The Edina Mills Archaeological Site is located on Minnehaha Creek in Dwight Williams Park, a unit of the City park system. The only extant surface structure associated with the historic mill is the mill dam, which is located underneath the Browndale Bridge. This structure is a concrete gravity spillway with an uncontrolled crest approximately 24 feet in length. The abutment walls blend into the stream banks, which are high and have steep slopes. The raceway or flume from the Mill Pond, now filled in, runs for a distance of approximately 34 feet underneath the embankment formed by Browndale Avenue.
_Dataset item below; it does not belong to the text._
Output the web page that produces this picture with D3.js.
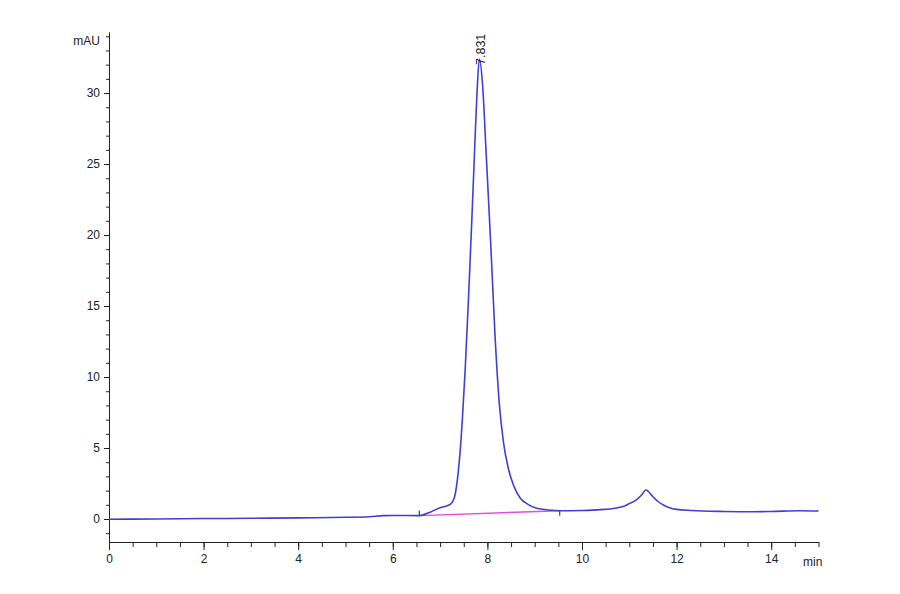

The intake is buried under several feet of alluvium, fill and riprap. Several times over its history, the mill and associated structures were damaged by floodwaters. Owing to repeated fillings to prevent bank erosion, the creek bed is largely covered with boulders and large pieces of broken stone, and both banks have been armored with riprap.

The archaeological remains of the mill house are located on the left bank (descending) of the creek. The mill was a large timber and masonry structure measuring approximately 40 by 36 feet. The concrete piers and floors, as well as some timber framing members and foundation stones, lie buried under several feet of fill. After the archaeological work was completed, the city developed a small interpretation facility on the site, consisting of an information kiosk, a preserved millstone and an outline of the millhouse walls marked with square wooden posts.

The Edina Mills Site was designated an Edina Heritage Landmark in 2006, in recognition of its association with the Edina waterpower development and the beginnings of Edina. The 1977 archaeological investigation appears to have excavated only about 5% of the mill complex. The current state of knowledge about the site suggests that there is more to be discovered. The plan of treatment accompanying the landmark designation will protect the site and provide guidance for any future work contemplated for the area.